## [What to work on]
Nothing but the lines from the top of the data to the line holding "minimum width=89pt] (listener)" should be printed, word for word and both ends included; leave the pictures out.

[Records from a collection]
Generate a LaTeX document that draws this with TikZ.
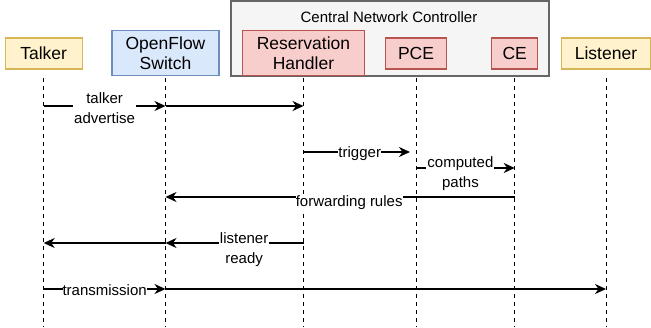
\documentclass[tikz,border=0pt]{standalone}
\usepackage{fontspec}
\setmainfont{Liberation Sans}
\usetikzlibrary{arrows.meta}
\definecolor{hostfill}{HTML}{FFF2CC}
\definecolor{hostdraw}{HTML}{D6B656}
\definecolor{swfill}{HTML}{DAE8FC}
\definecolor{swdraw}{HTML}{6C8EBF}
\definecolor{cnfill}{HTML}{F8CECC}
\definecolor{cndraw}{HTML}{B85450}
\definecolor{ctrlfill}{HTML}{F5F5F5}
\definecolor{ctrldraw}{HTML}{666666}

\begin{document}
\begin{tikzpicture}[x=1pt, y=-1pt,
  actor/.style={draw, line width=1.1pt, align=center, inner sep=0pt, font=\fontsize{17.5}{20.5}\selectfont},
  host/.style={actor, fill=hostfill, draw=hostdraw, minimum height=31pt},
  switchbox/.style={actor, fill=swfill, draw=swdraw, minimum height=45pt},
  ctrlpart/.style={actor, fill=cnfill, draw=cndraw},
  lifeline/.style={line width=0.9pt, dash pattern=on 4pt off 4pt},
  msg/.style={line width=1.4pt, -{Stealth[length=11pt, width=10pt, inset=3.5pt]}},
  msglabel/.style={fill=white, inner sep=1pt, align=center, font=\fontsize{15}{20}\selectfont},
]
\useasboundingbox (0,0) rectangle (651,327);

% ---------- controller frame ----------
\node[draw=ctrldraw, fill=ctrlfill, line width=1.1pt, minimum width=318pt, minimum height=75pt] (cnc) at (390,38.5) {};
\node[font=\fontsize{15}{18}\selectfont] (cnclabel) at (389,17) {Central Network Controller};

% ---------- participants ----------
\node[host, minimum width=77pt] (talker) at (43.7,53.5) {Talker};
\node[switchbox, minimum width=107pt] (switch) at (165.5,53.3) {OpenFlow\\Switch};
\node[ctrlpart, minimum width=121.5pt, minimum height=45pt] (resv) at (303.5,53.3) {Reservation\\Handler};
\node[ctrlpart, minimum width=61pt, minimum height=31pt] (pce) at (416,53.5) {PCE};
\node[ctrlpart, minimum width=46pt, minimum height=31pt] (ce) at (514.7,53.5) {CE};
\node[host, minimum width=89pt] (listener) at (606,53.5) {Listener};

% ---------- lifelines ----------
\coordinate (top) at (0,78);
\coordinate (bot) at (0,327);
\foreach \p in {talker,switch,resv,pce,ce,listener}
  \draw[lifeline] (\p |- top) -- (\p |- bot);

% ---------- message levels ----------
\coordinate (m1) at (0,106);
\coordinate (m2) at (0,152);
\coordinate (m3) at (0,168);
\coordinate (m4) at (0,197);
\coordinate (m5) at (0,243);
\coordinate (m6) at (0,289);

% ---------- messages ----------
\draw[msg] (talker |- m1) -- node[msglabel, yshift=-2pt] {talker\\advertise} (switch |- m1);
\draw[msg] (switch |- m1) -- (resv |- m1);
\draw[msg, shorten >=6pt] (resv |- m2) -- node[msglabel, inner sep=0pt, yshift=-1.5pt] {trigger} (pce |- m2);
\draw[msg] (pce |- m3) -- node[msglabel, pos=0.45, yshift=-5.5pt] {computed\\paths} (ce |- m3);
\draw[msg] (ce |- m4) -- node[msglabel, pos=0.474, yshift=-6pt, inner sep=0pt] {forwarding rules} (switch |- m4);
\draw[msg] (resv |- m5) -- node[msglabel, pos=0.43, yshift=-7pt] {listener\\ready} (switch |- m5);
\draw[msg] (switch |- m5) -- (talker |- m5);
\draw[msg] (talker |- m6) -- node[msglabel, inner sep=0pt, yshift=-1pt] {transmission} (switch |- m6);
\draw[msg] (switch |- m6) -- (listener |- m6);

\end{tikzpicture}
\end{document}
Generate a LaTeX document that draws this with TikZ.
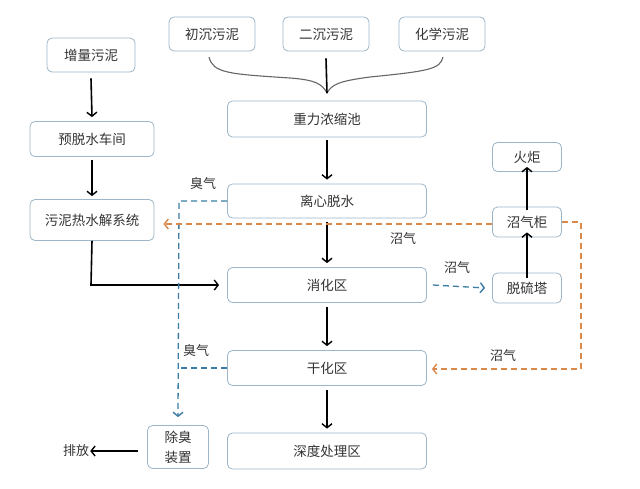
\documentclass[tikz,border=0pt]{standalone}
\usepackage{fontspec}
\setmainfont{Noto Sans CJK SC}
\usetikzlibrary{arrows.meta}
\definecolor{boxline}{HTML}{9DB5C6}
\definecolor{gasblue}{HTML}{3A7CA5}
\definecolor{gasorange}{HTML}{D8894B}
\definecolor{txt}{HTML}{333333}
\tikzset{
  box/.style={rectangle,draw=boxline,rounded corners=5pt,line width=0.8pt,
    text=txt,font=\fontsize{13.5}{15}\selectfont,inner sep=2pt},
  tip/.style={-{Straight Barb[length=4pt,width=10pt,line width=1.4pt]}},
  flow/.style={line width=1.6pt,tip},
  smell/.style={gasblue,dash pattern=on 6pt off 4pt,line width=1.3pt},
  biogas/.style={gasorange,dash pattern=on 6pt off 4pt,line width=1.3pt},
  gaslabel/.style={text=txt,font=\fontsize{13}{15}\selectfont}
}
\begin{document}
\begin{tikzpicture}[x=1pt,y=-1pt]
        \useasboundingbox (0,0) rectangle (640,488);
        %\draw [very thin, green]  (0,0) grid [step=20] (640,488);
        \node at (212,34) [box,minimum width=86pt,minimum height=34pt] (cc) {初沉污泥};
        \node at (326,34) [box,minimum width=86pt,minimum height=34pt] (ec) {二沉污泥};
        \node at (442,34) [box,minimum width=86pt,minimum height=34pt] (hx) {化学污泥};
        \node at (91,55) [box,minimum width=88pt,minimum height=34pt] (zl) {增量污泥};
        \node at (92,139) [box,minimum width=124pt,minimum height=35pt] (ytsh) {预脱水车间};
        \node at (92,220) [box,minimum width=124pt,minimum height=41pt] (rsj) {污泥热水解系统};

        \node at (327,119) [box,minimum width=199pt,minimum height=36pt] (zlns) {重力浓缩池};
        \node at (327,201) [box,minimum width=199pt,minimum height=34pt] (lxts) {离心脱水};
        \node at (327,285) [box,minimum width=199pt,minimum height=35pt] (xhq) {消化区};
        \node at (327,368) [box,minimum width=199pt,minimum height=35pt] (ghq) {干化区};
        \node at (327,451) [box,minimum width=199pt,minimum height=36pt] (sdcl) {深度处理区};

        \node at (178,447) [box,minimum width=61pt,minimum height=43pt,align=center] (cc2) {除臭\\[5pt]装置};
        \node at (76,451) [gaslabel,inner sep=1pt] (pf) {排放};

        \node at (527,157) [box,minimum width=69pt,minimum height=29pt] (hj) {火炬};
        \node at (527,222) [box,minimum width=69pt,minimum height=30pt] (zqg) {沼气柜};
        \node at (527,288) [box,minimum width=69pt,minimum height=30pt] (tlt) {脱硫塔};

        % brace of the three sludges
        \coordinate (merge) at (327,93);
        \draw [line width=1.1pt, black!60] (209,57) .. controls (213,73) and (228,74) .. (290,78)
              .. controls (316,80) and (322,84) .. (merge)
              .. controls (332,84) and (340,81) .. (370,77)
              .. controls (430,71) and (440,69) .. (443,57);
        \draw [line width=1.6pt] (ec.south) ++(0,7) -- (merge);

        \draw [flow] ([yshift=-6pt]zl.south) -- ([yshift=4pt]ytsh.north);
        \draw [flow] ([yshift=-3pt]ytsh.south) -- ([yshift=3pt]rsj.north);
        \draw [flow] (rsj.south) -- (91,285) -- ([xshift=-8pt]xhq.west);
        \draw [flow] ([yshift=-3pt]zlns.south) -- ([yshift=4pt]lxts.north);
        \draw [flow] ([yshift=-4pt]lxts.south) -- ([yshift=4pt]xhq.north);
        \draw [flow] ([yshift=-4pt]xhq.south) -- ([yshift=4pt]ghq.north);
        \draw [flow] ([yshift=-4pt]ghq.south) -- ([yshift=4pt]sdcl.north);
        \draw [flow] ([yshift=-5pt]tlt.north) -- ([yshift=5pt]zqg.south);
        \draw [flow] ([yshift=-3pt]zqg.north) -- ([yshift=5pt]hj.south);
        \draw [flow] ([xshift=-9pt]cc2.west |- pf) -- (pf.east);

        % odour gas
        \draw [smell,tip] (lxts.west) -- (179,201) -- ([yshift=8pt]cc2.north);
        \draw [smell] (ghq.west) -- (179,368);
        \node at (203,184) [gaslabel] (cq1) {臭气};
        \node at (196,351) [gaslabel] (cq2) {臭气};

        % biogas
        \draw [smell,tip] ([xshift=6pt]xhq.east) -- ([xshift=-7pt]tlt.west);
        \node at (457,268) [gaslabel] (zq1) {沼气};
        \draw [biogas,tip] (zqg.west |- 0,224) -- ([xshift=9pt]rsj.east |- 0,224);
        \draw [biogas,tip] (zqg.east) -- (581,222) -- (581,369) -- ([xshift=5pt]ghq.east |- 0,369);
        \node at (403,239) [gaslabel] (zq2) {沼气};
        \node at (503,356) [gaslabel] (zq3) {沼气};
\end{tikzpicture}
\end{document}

## [Reply]
Generate a LaTeX document that draws this with TikZ.
\documentclass[tikz,border=0pt]{standalone}
\usepackage{fontspec}
\setmainfont{Liberation Sans}
\usetikzlibrary{arrows.meta}
\definecolor{hostfill}{HTML}{FFF2CC}
\definecolor{hostdraw}{HTML}{D6B656}
\definecolor{swfill}{HTML}{DAE8FC}
\definecolor{swdraw}{HTML}{6C8EBF}
\definecolor{cnfill}{HTML}{F8CECC}
\definecolor{cndraw}{HTML}{B85450}
\definecolor{ctrlfill}{HTML}{F5F5F5}
\definecolor{ctrldraw}{HTML}{666666}

\begin{document}
\begin{tikzpicture}[x=1pt, y=-1pt,
  actor/.style={draw, line width=1.1pt, align=center, inner sep=0pt, font=\fontsize{17.5}{20.5}\selectfont},
  host/.style={actor, fill=hostfill, draw=hostdraw, minimum height=31pt},
  switchbox/.style={actor, fill=swfill, draw=swdraw, minimum height=45pt},
  ctrlpart/.style={actor, fill=cnfill, draw=cndraw},
  lifeline/.style={line width=0.9pt, dash pattern=on 4pt off 4pt},
  msg/.style={line width=1.4pt, -{Stealth[length=11pt, width=10pt, inset=3.5pt]}},
  msglabel/.style={fill=white, inner sep=1pt, align=center, font=\fontsize{15}{20}\selectfont},
]
\useasboundingbox (0,0) rectangle (651,327);

% ---------- controller frame ----------
\node[draw=ctrldraw, fill=ctrlfill, line width=1.1pt, minimum width=318pt, minimum height=75pt] (cnc) at (390,38.5) {};
\node[font=\fontsize{15}{18}\selectfont] (cnclabel) at (389,17) {Central Network Controller};

% ---------- participants ----------
\node[host, minimum width=77pt] (talker) at (43.7,53.5) {Talker};
\node[switchbox, minimum width=107pt] (switch) at (165.5,53.3) {OpenFlow\\Switch};
\node[ctrlpart, minimum width=121.5pt, minimum height=45pt] (resv) at (303.5,53.3) {Reservation\\Handler};
\node[ctrlpart, minimum width=61pt, minimum height=31pt] (pce) at (416,53.5) {PCE};
\node[ctrlpart, minimum width=46pt, minimum height=31pt] (ce) at (514.7,53.5) {CE};
\node[host, minimum width=89pt] (listener) at (606,53.5) {Listener};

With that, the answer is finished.